WHAT IS EXPECTED:
Give a verbatim copy of the lines below, minus the pictures.

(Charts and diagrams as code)
-*-

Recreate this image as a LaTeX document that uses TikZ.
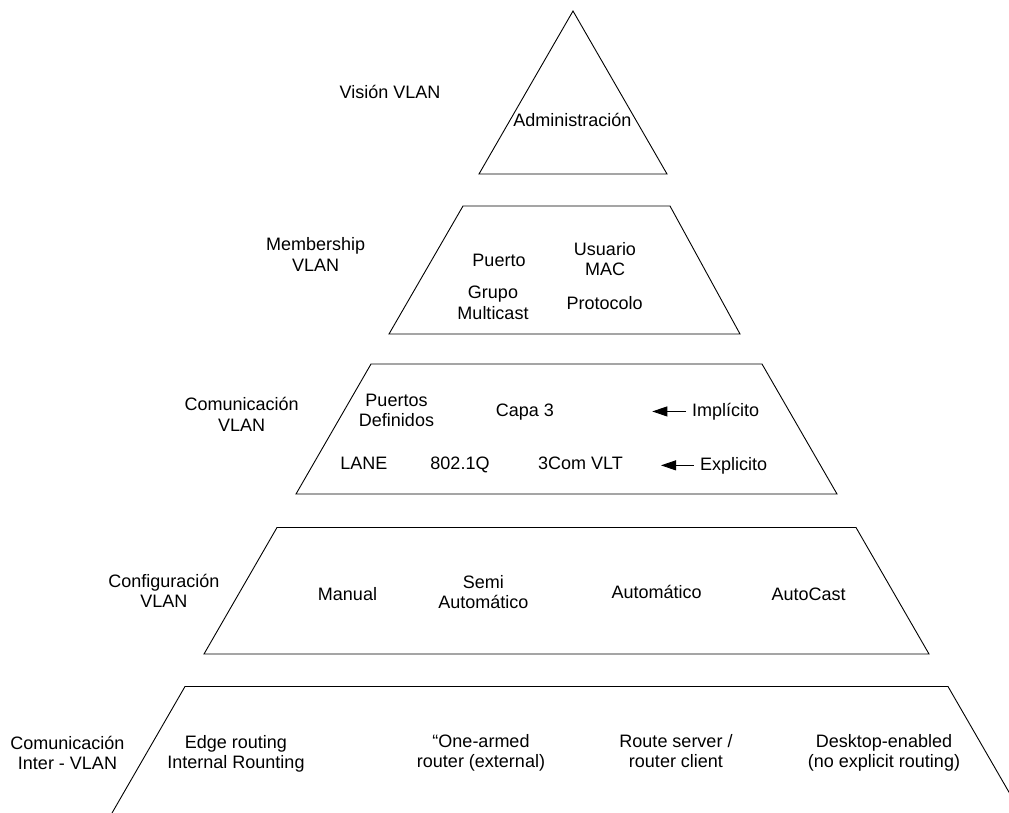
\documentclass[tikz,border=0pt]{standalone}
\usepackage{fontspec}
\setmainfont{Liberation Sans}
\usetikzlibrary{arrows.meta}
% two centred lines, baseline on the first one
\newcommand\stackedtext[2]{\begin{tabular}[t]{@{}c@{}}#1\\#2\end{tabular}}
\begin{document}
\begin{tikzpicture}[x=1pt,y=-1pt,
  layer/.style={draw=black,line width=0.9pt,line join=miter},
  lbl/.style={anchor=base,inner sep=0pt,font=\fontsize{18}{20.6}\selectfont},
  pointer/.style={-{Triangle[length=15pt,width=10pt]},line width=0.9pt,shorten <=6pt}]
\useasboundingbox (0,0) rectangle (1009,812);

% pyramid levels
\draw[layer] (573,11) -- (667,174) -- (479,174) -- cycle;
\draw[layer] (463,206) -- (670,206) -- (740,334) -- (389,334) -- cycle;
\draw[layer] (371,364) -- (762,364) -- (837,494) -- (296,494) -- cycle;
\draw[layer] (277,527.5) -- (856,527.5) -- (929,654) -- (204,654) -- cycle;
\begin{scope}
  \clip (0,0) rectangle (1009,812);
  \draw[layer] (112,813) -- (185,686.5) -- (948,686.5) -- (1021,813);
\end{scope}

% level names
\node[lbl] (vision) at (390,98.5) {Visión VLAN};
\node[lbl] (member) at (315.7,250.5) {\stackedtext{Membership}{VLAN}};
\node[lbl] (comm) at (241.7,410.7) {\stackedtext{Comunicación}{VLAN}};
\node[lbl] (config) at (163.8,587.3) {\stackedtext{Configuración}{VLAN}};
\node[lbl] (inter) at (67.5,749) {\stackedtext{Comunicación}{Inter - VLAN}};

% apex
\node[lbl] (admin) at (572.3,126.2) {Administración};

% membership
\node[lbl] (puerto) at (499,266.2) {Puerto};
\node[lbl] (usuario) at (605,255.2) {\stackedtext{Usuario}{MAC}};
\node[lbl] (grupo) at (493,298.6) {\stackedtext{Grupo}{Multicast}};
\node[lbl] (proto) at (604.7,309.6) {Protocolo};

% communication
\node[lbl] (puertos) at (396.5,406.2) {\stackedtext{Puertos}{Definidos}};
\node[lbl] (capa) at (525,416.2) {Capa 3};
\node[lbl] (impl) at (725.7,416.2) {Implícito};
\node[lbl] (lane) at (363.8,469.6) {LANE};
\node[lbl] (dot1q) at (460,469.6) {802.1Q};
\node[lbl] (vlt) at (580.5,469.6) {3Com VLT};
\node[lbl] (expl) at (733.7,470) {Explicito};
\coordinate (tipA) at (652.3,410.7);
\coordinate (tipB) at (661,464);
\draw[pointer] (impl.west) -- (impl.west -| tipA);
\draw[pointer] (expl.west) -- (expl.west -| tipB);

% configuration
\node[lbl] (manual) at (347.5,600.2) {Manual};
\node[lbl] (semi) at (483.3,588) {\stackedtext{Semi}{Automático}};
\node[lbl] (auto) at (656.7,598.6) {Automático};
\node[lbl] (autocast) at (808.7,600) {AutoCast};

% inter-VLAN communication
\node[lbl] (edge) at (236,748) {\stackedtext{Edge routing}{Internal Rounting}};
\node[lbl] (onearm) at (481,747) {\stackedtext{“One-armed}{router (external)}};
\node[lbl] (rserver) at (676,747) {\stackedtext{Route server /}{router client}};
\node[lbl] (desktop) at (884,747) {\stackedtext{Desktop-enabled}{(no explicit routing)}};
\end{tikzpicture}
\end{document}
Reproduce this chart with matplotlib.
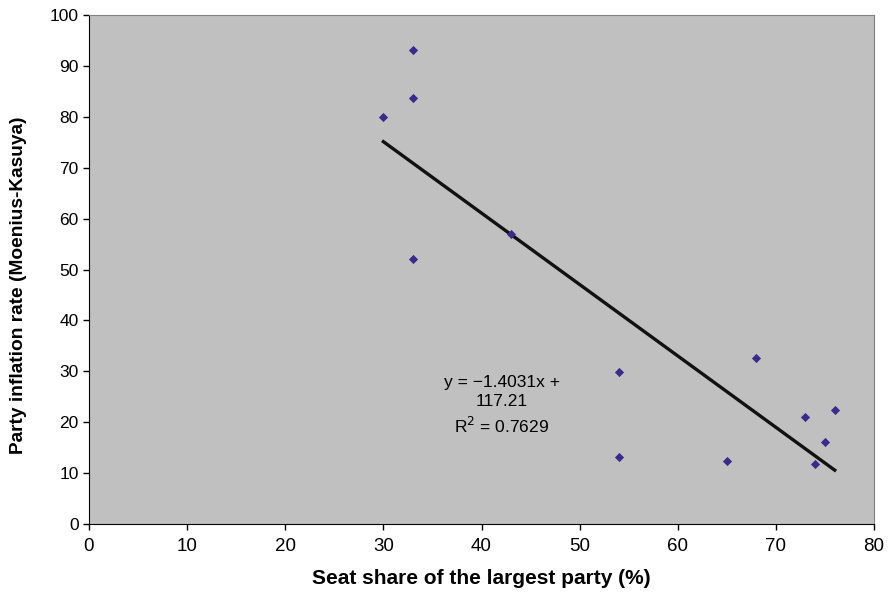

-*-

SOLVED EXERCISE:
Recreate this image as a LaTeX document that uses TikZ.
\documentclass[tikz,border=0pt]{standalone}
\usepackage{fontspec}
\setmainfont{Liberation Sans}
\usetikzlibrary{arrows.meta}
% two centred lines, baseline on the first one
\newcommand\stackedtext[2]{\begin{tabular}[t]{@{}c@{}}#1\\#2\end{tabular}}
\begin{document}
\begin{tikzpicture}[x=1pt,y=-1pt,
  layer/.style={draw=black,line width=0.9pt,line join=miter},
  lbl/.style={anchor=base,inner sep=0pt,font=\fontsize{18}{20.6}\selectfont},
  pointer/.style={-{Triangle[length=15pt,width=10pt]},line width=0.9pt,shorten <=6pt}]
\useasboundingbox (0,0) rectangle (1009,812);

% pyramid levels
\draw[layer] (573,11) -- (667,174) -- (479,174) -- cycle;
\draw[layer] (463,206) -- (670,206) -- (740,334) -- (389,334) -- cycle;
\draw[layer] (371,364) -- (762,364) -- (837,494) -- (296,494) -- cycle;
\draw[layer] (277,527.5) -- (856,527.5) -- (929,654) -- (204,654) -- cycle;
\begin{scope}
  \clip (0,0) rectangle (1009,812);
  \draw[layer] (112,813) -- (185,686.5) -- (948,686.5) -- (1021,813);
\end{scope}

% level names
\node[lbl] (vision) at (390,98.5) {Visión VLAN};
\node[lbl] (member) at (315.7,250.5) {\stackedtext{Membership}{VLAN}};
\node[lbl] (comm) at (241.7,410.7) {\stackedtext{Comunicación}{VLAN}};
\node[lbl] (config) at (163.8,587.3) {\stackedtext{Configuración}{VLAN}};
\node[lbl] (inter) at (67.5,749) {\stackedtext{Comunicación}{Inter - VLAN}};

% apex
\node[lbl] (admin) at (572.3,126.2) {Administración};

% membership
\node[lbl] (puerto) at (499,266.2) {Puerto};
\node[lbl] (usuario) at (605,255.2) {\stackedtext{Usuario}{MAC}};
\node[lbl] (grupo) at (493,298.6) {\stackedtext{Grupo}{Multicast}};
\node[lbl] (proto) at (604.7,309.6) {Protocolo};

% communication
\node[lbl] (puertos) at (396.5,406.2) {\stackedtext{Puertos}{Definidos}};
\node[lbl] (capa) at (525,416.2) {Capa 3};
\node[lbl] (impl) at (725.7,416.2) {Implícito};
\node[lbl] (lane) at (363.8,469.6) {LANE};
\node[lbl] (dot1q) at (460,469.6) {802.1Q};
\node[lbl] (vlt) at (580.5,469.6) {3Com VLT};
\node[lbl] (expl) at (733.7,470) {Explicito};
\coordinate (tipA) at (652.3,410.7);
\coordinate (tipB) at (661,464);
\draw[pointer] (impl.west) -- (impl.west -| tipA);
\draw[pointer] (expl.west) -- (expl.west -| tipB);

% configuration
\node[lbl] (manual) at (347.5,600.2) {Manual};
\node[lbl] (semi) at (483.3,588) {\stackedtext{Semi}{Automático}};
\node[lbl] (auto) at (656.7,598.6) {Automático};
\node[lbl] (autocast) at (808.7,600) {AutoCast};

% inter-VLAN communication
\node[lbl] (edge) at (236,748) {\stackedtext{Edge routing}{Internal Rounting}};
\node[lbl] (onearm) at (481,747) {\stackedtext{“One-armed}{router (external)}};
\node[lbl] (rserver) at (676,747) {\stackedtext{Route server /}{router client}};
\node[lbl] (desktop) at (884,747) {\stackedtext{Desktop-enabled}{(no explicit routing)}};
\end{tikzpicture}
\end{document}
Reproduce this chart with matplotlib.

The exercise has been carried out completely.